DATA PROVIDED —
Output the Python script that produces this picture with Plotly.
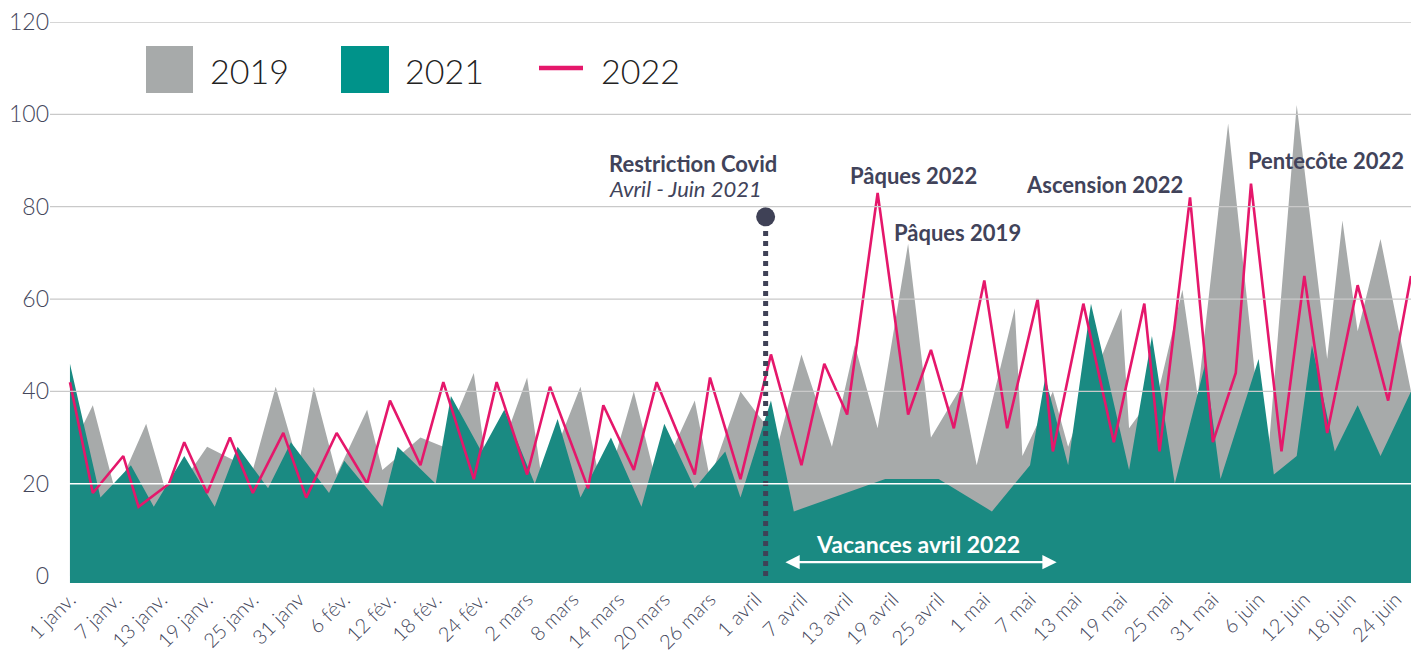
import plotly.graph_objects as go

# jours depuis le 1er janvier (axe commun aux trois années)
jours_2019 = [0, 3, 6, 10, 13, 18, 24, 27, 30, 32, 35, 39, 41, 46, 49, 53, 55, 60, 62, 67,
              70, 74, 77, 82, 84, 88, 93, 96, 100, 103, 106, 110, 113, 117, 119, 124, 125, 129, 131, 134,
              138, 139, 143, 146, 148, 152, 157, 161, 165, 167, 169, 172, 176]
val_2019 = [27, 37, 18, 33, 16, 28, 23, 41, 24, 41, 22, 36, 23, 30, 28, 44, 20, 43, 20, 41,
            17, 40, 20, 38, 21, 40, 29, 48, 28, 50, 32, 72, 30, 41, 24, 58, 26, 40, 28, 42,
            58, 32, 41, 62, 39, 98, 21, 102, 47, 77, 53, 73, 40]

jours_2021 = [0, 4, 8, 11, 15, 19, 22, 26, 29, 34, 36, 41, 43, 48, 50, 54, 57, 61, 64, 67,
              71, 75, 78, 82, 86, 88, 92, 95, 107, 114, 121, 126, 128, 131, 134, 139, 142, 145, 149, 151,
              156, 158, 161, 163, 166, 169, 172, 176]
val_2021 = [46, 17, 24, 15, 26, 15, 28, 19, 29, 18, 25, 15, 28, 20, 39, 27, 36, 20, 34, 17,
            30, 15, 33, 19, 27, 17, 38, 14, 21, 21, 14, 24, 43, 24, 59, 23, 52, 20, 46, 21,
            47, 22, 26, 50, 27, 37, 26, 40]

jours_2022 = [0, 3, 7, 9, 13, 15, 18, 21, 24, 28, 31, 35, 39, 42, 46, 49, 53, 56, 60, 63,
              68, 70, 74, 77, 82, 84, 88, 92, 96, 99, 102, 106, 110, 113, 116, 120, 123, 127, 129, 133,
              137, 141, 143, 147, 150, 153, 155, 159, 162, 165, 169, 173, 176]
val_2022 = [42, 18, 26, 15, 20, 29, 18, 30, 18, 31, 17, 31, 20, 38, 24, 42, 21, 42, 22, 41,
            19, 37, 23, 42, 22, 43, 21, 48, 24, 46, 35, 83, 35, 49, 32, 64, 32, 60, 27, 59,
            29, 59, 27, 82, 29, 44, 85, 27, 65, 31, 63, 38, 65]

tick_jours = list(range(0, 175, 6))
tick_labels = ['1 janv.', '7 janv.', '13 janv.', '19 janv.', '25 janv.', '31 janv', '6 fév.',
               '12 fév.', '18 fév.', '24 fév.', '2 mars', '8 mars', '14 mars', '20 mars',
               '26 mars', '1 avril', '7 avril', '13 avril', '19 avril', '25 avril', '1 mai',
               '7 mai', '13 mai', '19 mai', '25 mai', '31 mai', '6 juin', '12 juin', '18 juin',
               '24 juin']
y_ticks = [0, 20, 40, 60, 80, 100, 120]

GRIS = '#a7aaaa'
VERT = '#1a8a82'
VERT_LEG = '#00938a'
ROSE = '#e5176b'
TEXTE = '#41435a'
TICKS = '#44475c'
FONT = 'Lato'

restriction_jour = 91.3
restriction_haut = 77.8

W, H = 1411, 655
L, R, T, B = 50, 0, 22, 72


# pixels -> coordonnées papier (légende dessinée à la main)
def px(x):
    return (x - L) / (W - L - R)


def py(y):
    return (H - B - y) / (H - B - T)


fig = go.Figure()

fig.add_trace(go.Scatter(x=jours_2019, y=val_2019, mode='lines', fill='tozeroy',
                         fillcolor=GRIS, line=dict(width=0, color=GRIS), name='2019'))
fig.add_trace(go.Scatter(x=jours_2021, y=val_2021, mode='lines', fill='tozeroy',
                         fillcolor=VERT, line=dict(width=0, color=VERT), name='2021'))
fig.add_trace(go.Scatter(x=jours_2022, y=val_2022, mode='lines',
                         line=dict(width=2.6, color=ROSE), name='2022'))

# restriction covid : ligne pointillée + point
fig.add_trace(go.Scatter(x=[restriction_jour, restriction_jour], y=[0, restriction_haut],
                         mode='lines', line=dict(color='#3f4156', width=5, dash='dot')))
fig.add_trace(go.Scatter(x=[restriction_jour], y=[restriction_haut], mode='markers',
                         marker=dict(color='#3f4156', size=19)))

shapes = []
# petit liseré vert sous le zéro
shapes.append(dict(type='rect', xref='x', yref='y', x0=jours_2021[0], x1=jours_2021[-1],
                   y0=-1.5, y1=0, fillcolor=VERT, line=dict(width=0), layer='below'))
# grille au-dessus des aires
for v in y_ticks[2:]:
    shapes.append(dict(type='line', xref='paper', x0=0, x1=1, yref='y', y0=v, y1=v,
                       line=dict(color='#c9c9c9', width=1.3), layer='above'))
shapes.append(dict(type='line', xref='paper', x0=0, x1=1, yref='y', y0=20, y1=20,
                   line=dict(color='white', width=1.3), layer='above'))

# légende
shapes.append(dict(type='rect', xref='paper', yref='paper', x0=px(146), x1=px(193),
                   y0=py(93), y1=py(46), fillcolor=GRIS, line=dict(width=0)))
shapes.append(dict(type='rect', xref='paper', yref='paper', x0=px(341), x1=px(389),
                   y0=py(93), y1=py(46), fillcolor=VERT_LEG, line=dict(width=0)))
shapes.append(dict(type='line', xref='paper', yref='paper', x0=px(539), x1=px(583),
                   y0=py(68), y1=py(68), line=dict(color=ROSE, width=4.5)))

annotations = []
for txt, x in [('2019', 208), ('2021', 403), ('2022', 599)]:
    annotations.append(dict(text=txt, xref='paper', yref='paper', x=px(x), y=py(70),
                            xanchor='left', yanchor='middle', showarrow=False,
                            font=dict(family=FONT, size=34, color='#222222', weight=300)))

annotations.append(dict(text='<b>Restriction Covid</b>', x=70.5, y=89.3, xanchor='left',
                        showarrow=False, font=dict(family=FONT, size=22, color=TEXTE)))
annotations.append(dict(text='<i>Avril - Juin 2021</i>', x=70.5, y=83.9, xanchor='left',
                        showarrow=False, font=dict(family=FONT, size=22, color=TEXTE)))
for txt, x, y in [('Pâques 2022', 110.7, 86.7), ('Pâques 2019', 116.5, 74.5),
                  ('Ascension 2022', 135.8, 84.9), ('Pentecôte 2022', 164.8, 90.1)]:
    annotations.append(dict(text='<b>' + txt + '</b>', x=x, y=y, showarrow=False,
                            font=dict(family=FONT, size=22, color=TEXTE)))

# vacances avril 2022
annotations.append(dict(text='<b>Vacances avril 2022</b>', x=111.3, y=6.9, showarrow=False,
                        font=dict(family=FONT, size=23, color='white')))
annotations.append(dict(x=129.5, y=3.0, ax=93.7, ay=3.0, axref='x', ayref='y', text='',
                        showarrow=True, arrowhead=2, arrowside='end+start', arrowsize=1.3,
                        arrowwidth=2.2, arrowcolor='white'))

fig.update_layout(
    width=W, height=H,
    margin=dict(l=L, r=R, t=T, b=B),
    plot_bgcolor='white', paper_bgcolor='white',
    showlegend=False,
    shapes=shapes, annotations=annotations,
    xaxis=dict(range=[-2.62, 176], tickvals=tick_jours, ticktext=tick_labels, tickangle=-45,
               showgrid=False, zeroline=False, showline=False, ticks='',
               tickfont=dict(family=FONT, size=20, color=TICKS, weight=300),
               ticklabeloverflow='allow', automargin=False),
    yaxis=dict(range=[-1.5, 120], tickvals=y_ticks, showgrid=False, zeroline=False,
               showline=False, ticks='',
               tickfont=dict(family=FONT, size=23, color=TICKS, weight=300),
               ticklabeloverflow='allow', automargin=False),
)

# pas de marge autour du graphique dans la page, pas de barre d'outils
fig.write_html('out.html', config={'displayModeBar': False},
               post_script="document.body.style.margin='0';")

PROBLEM STATEMENT —
Repeat the material exactly as it reads, without any of its pictures.

FINAL ANSWER —
Output the Python script that produces this picture with Plotly.
import plotly.graph_objects as go

# jours depuis le 1er janvier (axe commun aux trois années)
jours_2019 = [0, 3, 6, 10, 13, 18, 24, 27, 30, 32, 35, 39, 41, 46, 49, 53, 55, 60, 62, 67,
              70, 74, 77, 82, 84, 88, 93, 96, 100, 103, 106, 110, 113, 117, 119, 124, 125, 129, 131, 134,
              138, 139, 143, 146, 148, 152, 157, 161, 165, 167, 169, 172, 176]
val_2019 = [27, 37, 18, 33, 16, 28, 23, 41, 24, 41, 22, 36, 23, 30, 28, 44, 20, 43, 20, 41,
            17, 40, 20, 38, 21, 40, 29, 48, 28, 50, 32, 72, 30, 41, 24, 58, 26, 40, 28, 42,
            58, 32, 41, 62, 39, 98, 21, 102, 47, 77, 53, 73, 40]

jours_2021 = [0, 4, 8, 11, 15, 19, 22, 26, 29, 34, 36, 41, 43, 48, 50, 54, 57, 61, 64, 67,
              71, 75, 78, 82, 86, 88, 92, 95, 107, 114, 121, 126, 128, 131, 134, 139, 142, 145, 149, 151,
              156, 158, 161, 163, 166, 169, 172, 176]
val_2021 = [46, 17, 24, 15, 26, 15, 28, 19, 29, 18, 25, 15, 28, 20, 39, 27, 36, 20, 34, 17,
            30, 15, 33, 19, 27, 17, 38, 14, 21, 21, 14, 24, 43, 24, 59, 23, 52, 20, 46, 21,
            47, 22, 26, 50, 27, 37, 26, 40]

jours_2022 = [0, 3, 7, 9, 13, 15, 18, 21, 24, 28, 31, 35, 39, 42, 46, 49, 53, 56, 60, 63,
              68, 70, 74, 77, 82, 84, 88, 92, 96, 99, 102, 106, 110, 113, 116, 120, 123, 127, 129, 133,
              137, 141, 143, 147, 150, 153, 155, 159, 162, 165, 169, 173, 176]
val_2022 = [42, 18, 26, 15, 20, 29, 18, 30, 18, 31, 17, 31, 20, 38, 24, 42, 21, 42, 22, 41,
            19, 37, 23, 42, 22, 43, 21, 48, 24, 46, 35, 83, 35, 49, 32, 64, 32, 60, 27, 59,
            29, 59, 27, 82, 29, 44, 85, 27, 65, 31, 63, 38, 65]

tick_jours = list(range(0, 175, 6))
tick_labels = ['1 janv.', '7 janv.', '13 janv.', '19 janv.', '25 janv.', '31 janv', '6 fév.',
               '12 fév.', '18 fév.', '24 fév.', '2 mars', '8 mars', '14 mars', '20 mars',
               '26 mars', '1 avril', '7 avril', '13 avril', '19 avril', '25 avril', '1 mai',
               '7 mai', '13 mai', '19 mai', '25 mai', '31 mai', '6 juin', '12 juin', '18 juin',
               '24 juin']
y_ticks = [0, 20, 40, 60, 80, 100, 120]

GRIS = '#a7aaaa'
VERT = '#1a8a82'
VERT_LEG = '#00938a'
ROSE = '#e5176b'
TEXTE = '#41435a'
TICKS = '#44475c'
FONT = 'Lato'

restriction_jour = 91.3
restriction_haut = 77.8

W, H = 1411, 655
L, R, T, B = 50, 0, 22, 72


# pixels -> coordonnées papier (légende dessinée à la main)
def px(x):
    return (x - L) / (W - L - R)


def py(y):
    return (H - B - y) / (H - B - T)


fig = go.Figure()

fig.add_trace(go.Scatter(x=jours_2019, y=val_2019, mode='lines', fill='tozeroy',
                         fillcolor=GRIS, line=dict(width=0, color=GRIS), name='2019'))
fig.add_trace(go.Scatter(x=jours_2021, y=val_2021, mode='lines', fill='tozeroy',
                         fillcolor=VERT, line=dict(width=0, color=VERT), name='2021'))
fig.add_trace(go.Scatter(x=jours_2022, y=val_2022, mode='lines',
                         line=dict(width=2.6, color=ROSE), name='2022'))

# restriction covid : ligne pointillée + point
fig.add_trace(go.Scatter(x=[restriction_jour, restriction_jour], y=[0, restriction_haut],
                         mode='lines', line=dict(color='#3f4156', width=5, dash='dot')))
fig.add_trace(go.Scatter(x=[restriction_jour], y=[restriction_haut], mode='markers',
                         marker=dict(color='#3f4156', size=19)))

shapes = []
# petit liseré vert sous le zéro
shapes.append(dict(type='rect', xref='x', yref='y', x0=jours_2021[0], x1=jours_2021[-1],
                   y0=-1.5, y1=0, fillcolor=VERT, line=dict(width=0), layer='below'))
# grille au-dessus des aires
for v in y_ticks[2:]:
    shapes.append(dict(type='line', xref='paper', x0=0, x1=1, yref='y', y0=v, y1=v,
                       line=dict(color='#c9c9c9', width=1.3), layer='above'))
shapes.append(dict(type='line', xref='paper', x0=0, x1=1, yref='y', y0=20, y1=20,
                   line=dict(color='white', width=1.3), layer='above'))

# légende
shapes.append(dict(type='rect', xref='paper', yref='paper', x0=px(146), x1=px(193),
                   y0=py(93), y1=py(46), fillcolor=GRIS, line=dict(width=0)))
shapes.append(dict(type='rect', xref='paper', yref='paper', x0=px(341), x1=px(389),
                   y0=py(93), y1=py(46), fillcolor=VERT_LEG, line=dict(width=0)))
shapes.append(dict(type='line', xref='paper', yref='paper', x0=px(539), x1=px(583),
                   y0=py(68), y1=py(68), line=dict(color=ROSE, width=4.5)))

annotations = []
for txt, x in [('2019', 208), ('2021', 403), ('2022', 599)]:
    annotations.append(dict(text=txt, xref='paper', yref='paper', x=px(x), y=py(70),
                            xanchor='left', yanchor='middle', showarrow=False,
                            font=dict(family=FONT, size=34, color='#222222', weight=300)))

annotations.append(dict(text='<b>Restriction Covid</b>', x=70.5, y=89.3, xanchor='left',
                        showarrow=False, font=dict(family=FONT, size=22, color=TEXTE)))
annotations.append(dict(text='<i>Avril - Juin 2021</i>', x=70.5, y=83.9, xanchor='left',
                        showarrow=False, font=dict(family=FONT, size=22, color=TEXTE)))
for txt, x, y in [('Pâques 2022', 110.7, 86.7), ('Pâques 2019', 116.5, 74.5),
                  ('Ascension 2022', 135.8, 84.9), ('Pentecôte 2022', 164.8, 90.1)]:
    annotations.append(dict(text='<b>' + txt + '</b>', x=x, y=y, showarrow=False,
                            font=dict(family=FONT, size=22, color=TEXTE)))

# vacances avril 2022
annotations.append(dict(text='<b>Vacances avril 2022</b>', x=111.3, y=6.9, showarrow=False,
                        font=dict(family=FONT, size=23, color='white')))
annotations.append(dict(x=129.5, y=3.0, ax=93.7, ay=3.0, axref='x', ayref='y', text='',
                        showarrow=True, arrowhead=2, arrowside='end+start', arrowsize=1.3,
                        arrowwidth=2.2, arrowcolor='white'))

fig.update_layout(
    width=W, height=H,
    margin=dict(l=L, r=R, t=T, b=B),
    plot_bgcolor='white', paper_bgcolor='white',
    showlegend=False,
    shapes=shapes, annotations=annotations,
    xaxis=dict(range=[-2.62, 176], tickvals=tick_jours, ticktext=tick_labels, tickangle=-45,
               showgrid=False, zeroline=False, showline=False, ticks='',
               tickfont=dict(family=FONT, size=20, color=TICKS, weight=300),
               ticklabeloverflow='allow', automargin=False),
    yaxis=dict(range=[-1.5, 120], tickvals=y_ticks, showgrid=False, zeroline=False,
               showline=False, ticks='',
               tickfont=dict(family=FONT, size=23, color=TICKS, weight=300),
               ticklabeloverflow='allow', automargin=False),
)

# pas de marge autour du graphique dans la page, pas de barre d'outils
fig.write_html('out.html', config={'displayModeBar': False},
               post_script="document.body.style.margin='0';")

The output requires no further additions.